然而,她却渐渐听出,男人的呼吸有一些异样,苏希娇猛然想起一事,抬起头看着雷斌。月光下的男人,此时的脸颊通红,苏希娇心道不好,急忙扣住男人的脉门。果然,这两天雷斌一直在东奔西走,竟然又忘了需要排毒的事情。

“庄主,”苏希娇说道:“此时你的体内的毒素又有作乱之事,我的银针此时被落在了昨夜的旅店,此时你需要立即泄出阳精才能镇压毒性。”当苏希娇说出这句话的时候,脸上一阵羞涩。以前和雷斌说起这件事的时候,只是当成普通的治疗,所以可以心如止水。
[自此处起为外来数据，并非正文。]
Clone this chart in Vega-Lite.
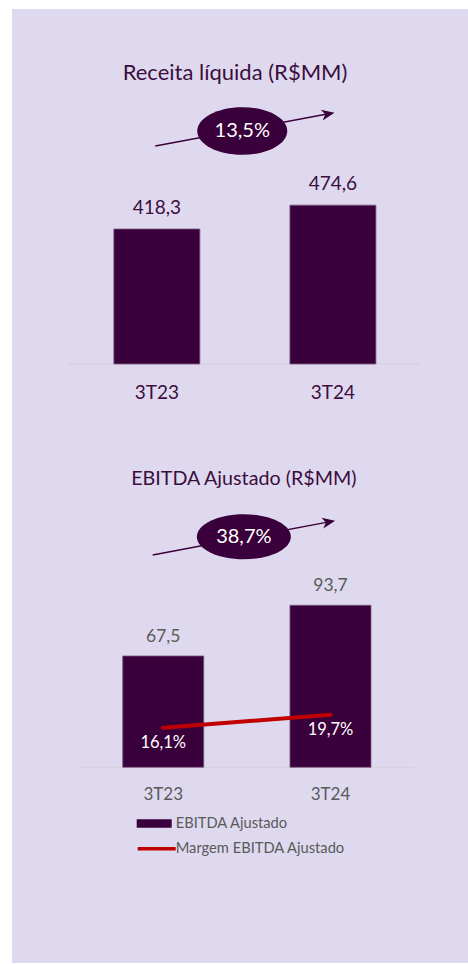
{
  "$schema": "https://vega.github.io/schema/vega-lite/v6.json",
  "background": "white",
  "padding": {"left": 12, "top": 9, "right": 0, "bottom": 1},
  "spacing": 0,
  "config": {
    "font": "Lato",
    "view": {"stroke": null, "fill": "#dfd9ef"},
    "locale": {"number": {"decimal": ",", "thousands": ".", "grouping": [3], "currency": ["R$", ""]}}
  },
  "datasets": {
    "receita": [
      {"periodo": "3T23", "ano": 2023, "valor": 418.3},
      {"periodo": "3T24", "ano": 2024, "valor": 474.6}
    ],
    "ebitda": [
      {"periodo": "3T23", "ano": 2023, "valor": 67.5, "margem": 0.161},
      {"periodo": "3T24", "ano": 2024, "valor": 93.7, "margem": 0.197}
    ]
  },
  "resolve": {
    "scale": {"x": "independent", "y": "independent", "fill": "independent", "stroke": "independent"},
    "legend": {"fill": "independent", "stroke": "independent"}
  },
  "vconcat": [
    {
      "width": 456,
      "height": 441,
      "data": {"name": "receita"},
      "encoding": {
        "x": {"field": "ano", "type": "quantitative", "axis": null, "scale": {"domain": [2022.2056, 2024.7389], "nice": false, "zero": false}},
        "y": {"field": "valor", "type": "quantitative", "axis": null, "scale": {"domain": [-102.8, 937.1], "nice": false, "zero": false}}
      },
      "layer": [
        {
          "transform": [{"filter": "datum.ano == 2023"}],
          "mark": {"type": "rule", "color": "#d3cfdb", "strokeWidth": 1},
          "encoding": {"x": {"datum": 2022.5, "axis": null}, "x2": {"datum": 2024.5}, "y": {"datum": 100, "axis": null}}
        },
        {
          "mark": {"type": "bar", "width": 86, "color": "#3a003c", "stroke": "#77597a", "strokeWidth": 0.8},
          "encoding": {
            "x": {"field": "ano", "type": "quantitative", "scale": {"domain": [2022.2056, 2024.7389], "nice": false, "zero": false},
                  "axis": {"values": [2022.5, 2023.5, 2024.5], "labels": false, "domain": false, "grid": false, "ticks": true, "tickSize": 6, "tickColor": "#d3cfdb", "tickWidth": 1, "title": null, "offset": -86}},
            "y2": {"datum": 100}
          }
        },
        {
          "mark": {"type": "text", "baseline": "middle", "dy": -21, "fontSize": 19, "color": "#3b0e3e"},
          "encoding": {"text": {"field": "valor", "type": "quantitative", "format": ".1f"}}
        },
        {
          "mark": {"type": "text", "baseline": "middle", "fontSize": 19, "color": "#3b0e3e"},
          "encoding": {"y": {"datum": 32.3, "axis": null}, "text": {"field": "periodo"}}
        },
        {
          "transform": [{"filter": "datum.ano == 2023"}],
          "mark": {"type": "text", "baseline": "middle", "fontSize": 22, "color": "#3b0e3e", "text": "Receita líquida (R$MM)"},
          "encoding": {"x": {"datum": 2023.444, "axis": null}, "y": {"datum": 785.2, "axis": null}}
        },
        {
          "transform": [{"filter": "datum.ano == 2023"}],
          "mark": {"type": "rule", "color": "#3a003c", "strokeWidth": 1.5},
          "encoding": {"x": {"datum": 2022.991, "axis": null}, "y": {"datum": 614.0, "axis": null}, "x2": {"datum": 2023.982}, "y2": {"datum": 690.5}}
        },
        {
          "transform": [{"filter": "datum.ano == 2023"}],
          "mark": {"type": "point", "shape": "M0,0L-1,-0.42L-0.72,0L-1,0.42Z", "size": 676, "filled": true, "color": "#3a003c", "opacity": 1, "strokeWidth": 0, "angle": 349.7},
          "encoding": {"x": {"datum": 2024.009, "axis": null}, "y": {"datum": 692.6, "axis": null}}
        },
        {
          "transform": [{"filter": "datum.ano == 2023"}],
          "mark": {"type": "point", "shape": "M-1,0A1,0.53,0,1,1,1,0A1,0.53,0,1,1,-1,0Z", "size": 8100, "filled": true, "color": "#3a003c", "opacity": 1, "strokeWidth": 0},
          "encoding": {"x": {"datum": 2023.485, "axis": null}, "y": {"datum": 649.4, "axis": null}}
        },
        {
          "transform": [{"filter": "datum.ano == 2023"}],
          "mark": {"type": "text", "baseline": "middle", "fontSize": 20, "color": "white", "text": "13,5%"},
          "encoding": {"x": {"datum": 2023.485, "axis": null}, "y": {"datum": 649.4, "axis": null}}
        }
      ]
    },
    {
      "width": 456,
      "height": 513,
      "data": {"name": "ebitda"},
      "encoding": {
        "x": {"field": "ano", "type": "quantitative", "axis": null, "scale": {"domain": [2022.1257, 2024.7924], "nice": false, "zero": false}}
      },
      "resolve": {"scale": {"y": "independent"}},
      "layer": [
        {
          "encoding": {
            "y": {"field": "valor", "type": "quantitative", "axis": null, "scale": {"domain": [-91.1, 173.9], "nice": false, "zero": false}}
          },
          "layer": [
            {
              "transform": [{"filter": "datum.ano == 2023"}],
              "mark": {"type": "rule", "color": "#d3cfdb", "strokeWidth": 1},
              "encoding": {"x": {"datum": 2022.5, "axis": null}, "x2": {"datum": 2024.5}, "y": {"datum": 10, "axis": null}}
            },
            {
              "mark": {"type": "bar", "width": 81, "stroke": "#77597a", "strokeWidth": 0.8},
              "encoding": {
                "x": {"field": "ano", "type": "quantitative", "scale": {"domain": [2022.1257, 2024.7924], "nice": false, "zero": false},
                      "axis": {"values": [2022.5, 2023.5, 2024.5], "labels": false, "domain": false, "grid": false, "ticks": true, "tickSize": 7, "tickColor": "#d3cfdb", "tickWidth": 1, "title": null, "offset": -196}},
                "y2": {"datum": 10},
                "fill": {"datum": "EBITDA Ajustado", "type": "nominal", "scale": {"range": ["#3a003c"]},
                         "legend": {"orient": "none", "legendX": 124.7, "legendY": 356, "title": null, "padding": 0,
                                    "symbolType": "M-1,-0.237H1V0.237H-1Z", "symbolSize": 1225, "symbolStrokeWidth": 0, "symbolOpacity": 1,
                                    "labelFontSize": 14.7, "labelColor": "#595959", "labelOffset": 4, "labelFont": "Lato", "labelLimit": 400}}
              }
            },
            {
              "mark": {"type": "text", "baseline": "middle", "dy": -19, "fontSize": 17.5, "color": "#595959"},
              "encoding": {"text": {"field": "valor", "type": "quantitative", "format": ".1f"}}
            },
            {
              "mark": {"type": "text", "baseline": "middle", "fontSize": 17, "color": "#595959"},
              "encoding": {"y": {"datum": -4.5, "axis": null}, "text": {"field": "periodo"}}
            },
            {
              "transform": [{"filter": "datum.ano == 2023"}],
              "mark": {"type": "text", "baseline": "middle", "fontSize": 19.7, "color": "#3b0e3e", "text": "EBITDA Ajustado (R$MM)"},
              "encoding": {"x": {"datum": 2023.482, "axis": null}, "y": {"datum": 158.8, "axis": null}}
            },
            {
              "transform": [{"filter": "datum.ano == 2023"}],
              "mark": {"type": "rule", "color": "#3a003c", "strokeWidth": 1.5},
              "encoding": {"x": {"datum": 2022.937, "axis": null}, "y": {"datum": 119.66, "axis": null}, "x2": {"datum": 2023.999}, "y2": {"datum": 136.9}}
            },
            {
              "transform": [{"filter": "datum.ano == 2023"}],
              "mark": {"type": "point", "shape": "M0,0L-1,-0.42L-0.72,0L-1,0.42Z", "size": 676, "filled": true, "color": "#3a003c", "opacity": 1, "strokeWidth": 0, "angle": 349.6},
              "encoding": {"x": {"datum": 2024.028, "axis": null}, "y": {"datum": 137.37, "axis": null}}
            },
            {
              "transform": [{"filter": "datum.ano == 2023"}],
              "mark": {"type": "point", "shape": "M-1,0A1,0.48,0,1,1,1,0A1,0.48,0,1,1,-1,0Z", "size": 8836, "filled": true, "color": "#3a003c", "opacity": 1, "strokeWidth": 0},
              "encoding": {"x": {"datum": 2023.482, "axis": null}, "y": {"datum": 129.1, "axis": null}}
            },
            {
              "transform": [{"filter": "datum.ano == 2023"}],
              "mark": {"type": "text", "baseline": "middle", "fontSize": 20, "color": "white", "text": "38,7%"},
              "encoding": {"x": {"datum": 2023.482, "axis": null}, "y": {"datum": 129.1, "axis": null}}
            }
          ]
        },
        {
          "encoding": {
            "y": {"field": "margem", "type": "quantitative", "axis": null, "scale": {"domain": [-0.4906, 0.930], "nice": false, "zero": false}}
          },
          "layer": [
            {
              "mark": {"type": "line", "strokeWidth": 4, "strokeCap": "round"},
              "encoding": {
                "stroke": {"datum": "Margem EBITDA Ajustado", "type": "nominal", "scale": {"range": ["#c00000"]},
                           "legend": {"orient": "none", "legendX": 123.7, "legendY": 377.7, "title": null, "padding": 0,
                                      "symbolType": "stroke", "symbolSize": 1444, "symbolStrokeWidth": 3.5,
                                      "labelFontSize": 14.7, "labelColor": "#595959", "labelOffset": -2, "labelFont": "Lato", "labelLimit": 400}}
              }
            },
            {
              "mark": {"type": "text", "baseline": "middle", "dy": 15, "fontSize": 16.5, "color": "white"},
              "encoding": {"text": {"field": "margem", "type": "quantitative", "format": ".1%"}}
            }
          ]
        }
      ]
    }
  ]
}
但如今,她已经对雷斌有一些异样的情愫,所以此时再说起的时候,竟然觉得心中无限的羞涩。

“可是夫人,这荒郊野岭的,如何才能排毒。”雷斌说的是实话,此时不是在枫回镇,还可以找妓女春风一度,苏希娇想了很久,突然羞涩的道:“庄主可以去后面的灌木中用手解决一下,虽然效果不佳,但也好过完全不做。”说出这几句话的时候,苏希娇嗓子都沙哑了。说真的,虽然对雷斌情窦初开,但她很担心雷斌在此时接着毒法来侵犯她,所以内心充满了紧张。
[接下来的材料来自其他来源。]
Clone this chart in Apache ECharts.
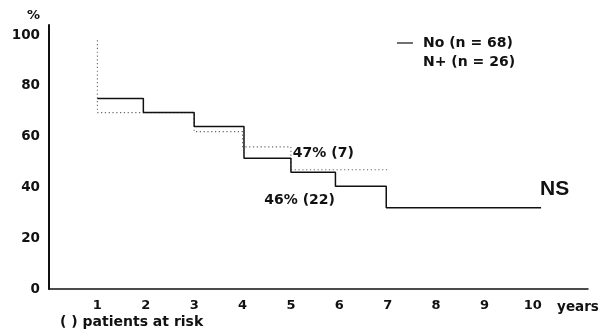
<!DOCTYPE html>
<html>
<head>
<meta charset="utf-8">
<script src="https://cdn.jsdelivr.net/npm/echarts@6/dist/echarts.min.js"></script>
<style>
  html, body { margin: 0; padding: 0; background: #fff; }
  #chart { width: 602px; height: 333px; }
</style>
</head>
<body>
<div id="chart"></div>
<script>
// Survival (%) by year after surgery, step curves
const yearTicks = [1, 2, 3, 4, 5, 6, 7, 8, 9, 10];
const percentTicks = [0, 20, 40, 60, 80, 100];

// node-negative group: [year, survival %]
const noNodesYears = [1, 1.95, 3, 4.03, 5, 5.92, 6.97, 10.17];
const noNodesValues = [75, 69.5, 64, 51.5, 46, 40.5, 32, 32];

// node-positive group: [year, survival %]
const posNodesYears = [1, 1, 3, 4, 5, 7];
const posNodesValues = [98, 69.5, 62, 56, 47, 47];

const legendNames = ['No (n = 68)', 'N+ (n = 26)'];
const notes = [
  { text: '47% (7)', at: [5.04, 53.5] },
  { text: '46% (22)', at: [4.45, 35.0] },
  { text: 'NS', at: [10.15, 39.5] }
];

const FONT = 'DejaVu Sans';
const INK = '#111';

const pairs = (xs, ys) => xs.map((x, i) => [x, ys[i]]);

const chart = echarts.init(document.getElementById('chart'), null, { renderer: 'canvas' });

chart.setOption({
  animation: false,
  backgroundColor: '#fff',
  grid: { left: 49, top: 25, width: 539, height: 264, containLabel: false },
  xAxis: {
    type: 'value',
    min: 0,
    max: 11.14,
    interval: 1,
    splitLine: { show: false },
    axisTick: { show: false },
    axisLine: { lineStyle: { color: INK, width: 1.5 } },
    axisLabel: {
      color: INK, fontFamily: FONT, fontWeight: 'bold', fontSize: 13, margin: 10,
      formatter: v => (yearTicks.indexOf(v) >= 0 ? String(v) : '')
    }
  },
  yAxis: {
    type: 'value',
    min: 0,
    max: 104,
    interval: 20,
    splitLine: { show: false },
    axisTick: { show: false },
    axisLine: { show: true, lineStyle: { color: INK, width: 2 } },
    axisLabel: {
      color: INK, fontFamily: FONT, fontWeight: 'bold', fontSize: 13.5, margin: 9,
      formatter: v => (percentTicks.indexOf(v) >= 0 ? String(v) : '')
    }
  },
  series: [
    {
      name: legendNames[0],
      type: 'line',
      step: 'end',
      symbol: 'none',
      data: pairs(noNodesYears, noNodesValues),
      lineStyle: { color: INK, width: 1.5 },
      z: 3
    },
    {
      name: legendNames[1],
      type: 'line',
      step: 'end',
      symbol: 'none',
      data: pairs(posNodesYears, posNodesValues),
      lineStyle: { color: '#666', width: 1.1, type: [1.2, 2.6] },
      z: 2
    }
  ]
});

// Annotations and legend, placed from data coordinates
const px = p => chart.convertToPixel({ gridIndex: 0 }, p);
const textStyle = (t, size, align) => ({
  text: t, fill: INK, font: 'bold ' + size + 'px "' + FONT + '"',
  textAlign: align || 'left', textVerticalAlign: 'middle'
});

const graphics = [];
notes.forEach(n => {
  const p = px(n.at);
  const isNS = n.text === 'NS';
  graphics.push({
    type: 'text', x: p[0], y: p[1],
    style: isNS
      ? { text: n.text, fill: INK, font: 'bold 21px "Liberation Sans"', textAlign: 'left', textVerticalAlign: 'middle' }
      : textStyle(n.text, 14)
  });
});

// legend
graphics.push({ type: 'line', shape: { x1: 397, y1: 43, x2: 413, y2: 43 }, style: { stroke: INK, lineWidth: 1.2 } });
graphics.push({ type: 'text', x: 423, y: 43, style: textStyle(legendNames[0], 14) });
graphics.push({ type: 'text', x: 423, y: 62, style: textStyle(legendNames[1], 14) });

// axis captions
graphics.push({ type: 'text', x: 40, y: 16, style: textStyle('%', 13, 'right') });
graphics.push({ type: 'text', x: 578, y: 307, style: textStyle('years', 13.5, 'center') });
graphics.push({ type: 'text', x: 60, y: 322, style: textStyle('( ) patients at risk', 14) });

chart.setOption({ graphic: graphics });
</script>
</body>
</html>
但幸好,雷斌似乎并没有这样的想法,他明白苏希娇的意思,说道:“那要麻烦夫人宁耐片刻了,雷某尽快去解决。”说罢,起身走进了苏希娇身后的灌木丛中。

万物寂静,苏希娇只觉得周围就像死一样寂静,就连本以为会气喘如牛的雷斌的呼吸,都被微微的春风吞没了。雷斌走进身后的灌木丛已经好一阵子了,但却没有一丝的动静。苏希娇的心里突然觉得不安,轻声问道:“庄主,可曾好了吗?”